Something quirky caught William Pedersen's eye as he pedaled past Greenhill Cemetery during a bike ride along Sunrise Drive in his hometown of St. Peter, Minn.
"I thought it was a strange sight, especially in a cemetery," Pedersen said in an e-mail. "It was a replica of an elephant, apparently set in as a head stone of sorts."
The 4-foot concrete sculpture of the elephant, trunk aloft, stands above side-by-side graves of George and Vates Engesser — a married couple of zany vaudeville and circus impresarios from St. Peter before the Depression wiped them out. More on them in a paragraph.
This is the 250th consecutive Sunday for these Minnesota history columns, which have morphed into a crowdsourcing, self-feeding storytelling enterprise. Ninety percent of these columns come from tips from readers like Pedersen. So, thanks to all for priming the pump of the past.

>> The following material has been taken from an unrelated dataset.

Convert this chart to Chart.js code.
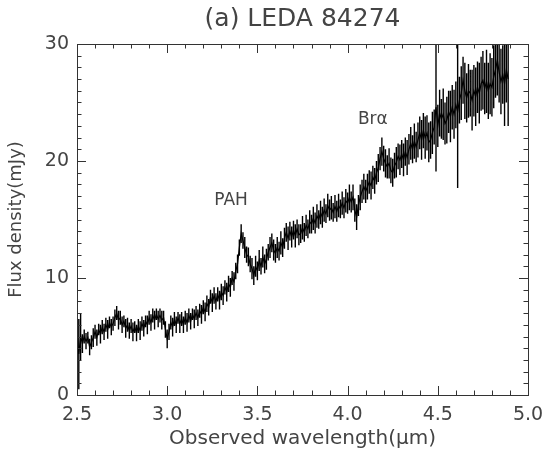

Born in St. Peter in 1889, George Engesser came from a family of German immigrant beer-brewing brothers. Their Engesser Brewing and Malting Co. started in St. Peter in 1856 — predating statehood by two years and becoming one of the longest serving breweries west of the Mississippi River until Prohibition 64 years later.
Beer apparently never interested George, who expanded his circus into one of the nation's largest motorized shows with 75 trucks that traveled to towns that circus trains couldn't visit.
"We were called the Sunday School circus because there was no drinking and no short changing allowed," George's younger brother, Emmett, recalled.
George cracked into the entertainment business in 1909. While working in a music store, a vaudeville troupe came to St. Peter and needed a piano player. George signed on and developed his own unique act.